[TASK DIRECTIONS]
Print the listing from its top line through the line containing "from matplotlib.ticker import MultipleLocator", nothing more, and leave out the pictures.

[DATA]
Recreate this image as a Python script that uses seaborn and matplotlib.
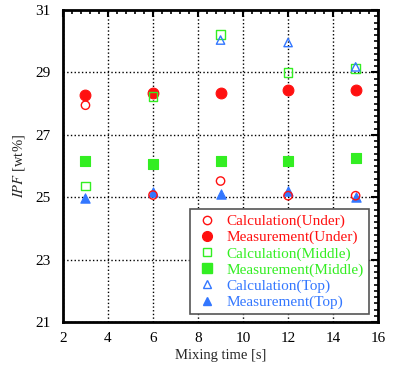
import numpy as np
import pandas as pd
import matplotlib
matplotlib.use("Agg")
import matplotlib.pyplot as plt
import seaborn as sns
from matplotlib.lines import Line2D
from matplotlib.ticker import MultipleLocator

sns.set_style("white")
plt.rcParams['font.family'] = ['Liberation Serif', 'DejaVu Serif']
plt.rcParams['mathtext.fontset'] = 'stix'

mixing_time = [3, 6, 9, 12, 15]
calc_under = [27.95, 25.07, 25.52, 25.05, 25.05]
meas_under = [28.28, 28.33, 28.34, 28.45, 28.45]
calc_middle = [25.36, 28.24, 30.23, 28.99, 29.13]
meas_middle = [26.16, 26.06, 26.16, 26.16, 26.26]
calc_top = [np.nan, np.nan, 30.04, 29.96, 29.18]
meas_top = [24.98, 25.18, 25.09, 25.21, 25.00]
y_ticks = [21, 23, 25, 27, 29, 31]
x_ticks = [2, 4, 6, 8, 10, 12, 14, 16]

labels = ["Calculation(Under)", "Measurement(Under)", "Calculation(Middle)",
          "Measurement(Middle)", "Calculation(Top)", "Measurement(Top)"]
red, green, blue = "#FF1010", "#33EE22", "#3377FF"

series = [
    (meas_top, blue, "^", True, 45),
    (meas_middle, green, "s", True, 55),
    (meas_under, red, "o", True, 60),
    (calc_under, red, "o", False, 36),
    (calc_middle, green, "s", False, 40),
    (calc_top, blue, "^", False, 36),
]

fig = plt.figure(figsize=(4.01, 3.74), dpi=100)
ax = fig.add_axes([0.157, 0.139, 0.786, 0.834])

for vals, col, mk, filled, s in series:
    df = pd.DataFrame({"x": mixing_time, "y": vals}).dropna()
    if filled:
        sns.scatterplot(data=df, x="x", y="y", ax=ax, marker=mk, s=s,
                        color=col, edgecolor=col, linewidth=0.8, zorder=3)
    else:
        sns.scatterplot(data=df, x="x", y="y", ax=ax, marker=mk, s=s,
                        facecolors="none", edgecolor=col, linewidth=1.0, zorder=4)

ax.set_xlim(2, 16)
ax.set_ylim(21, 31)
ax.set_xticks(x_ticks)
ax.set_yticks(y_ticks)
ax.xaxis.set_minor_locator(MultipleLocator(0.4))
ax.yaxis.set_minor_locator(MultipleLocator(0.2))
ax.tick_params(which="both", direction="in", top=True, right=True, labelsize=11, colors="black")
ax.tick_params(which="major", length=5, width=1.5)
ax.tick_params(which="minor", length=3, width=1.2)
ax.tick_params(axis="x", which="major", pad=7)
ax.tick_params(axis="y", which="major", pad=9)
ax.grid(True, which="major", linestyle=":", color="black", linewidth=1.0)
for sp in ax.spines.values():
    sp.set_linewidth(2)
    sp.set_color("black")

ax.set_xlabel("Mixing time [s]", fontsize=10.5, labelpad=3)
ax.set_ylabel(r"$IPF$ [wt%]", fontsize=10.5, labelpad=6)

handles = [
    Line2D([], [], marker="o", linestyle="none", markerfacecolor="none", markeredgecolor=red, markersize=6),
    Line2D([], [], marker="o", linestyle="none", color=red, markersize=7),
    Line2D([], [], marker="s", linestyle="none", markerfacecolor="none", markeredgecolor=green, markersize=6),
    Line2D([], [], marker="s", linestyle="none", color=green, markersize=7),
    Line2D([], [], marker="^", linestyle="none", markerfacecolor="none", markeredgecolor=blue, markersize=6),
    Line2D([], [], marker="^", linestyle="none", color=blue, markersize=6),
]
leg = ax.legend(handles, labels, loc="lower right", fontsize=11, frameon=True, fancybox=False,
                edgecolor="#555555", framealpha=1, borderpad=0.35, labelspacing=0.15,
                handletextpad=0.5, handlelength=1.5, bbox_to_anchor=(0.995, 0.0))
leg.get_frame().set_linewidth(1.2)
for t, c in zip(leg.get_texts(), [red, red, green, green, blue, blue]):
    t.set_color(c)

fig.savefig("out.png", dpi=100)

[THE OUTPUT]
Recreate this image as a Python script that uses seaborn and matplotlib.
import numpy as np
import pandas as pd
import matplotlib
matplotlib.use("Agg")
import matplotlib.pyplot as plt
import seaborn as sns
from matplotlib.lines import Line2D
from matplotlib.ticker import MultipleLocator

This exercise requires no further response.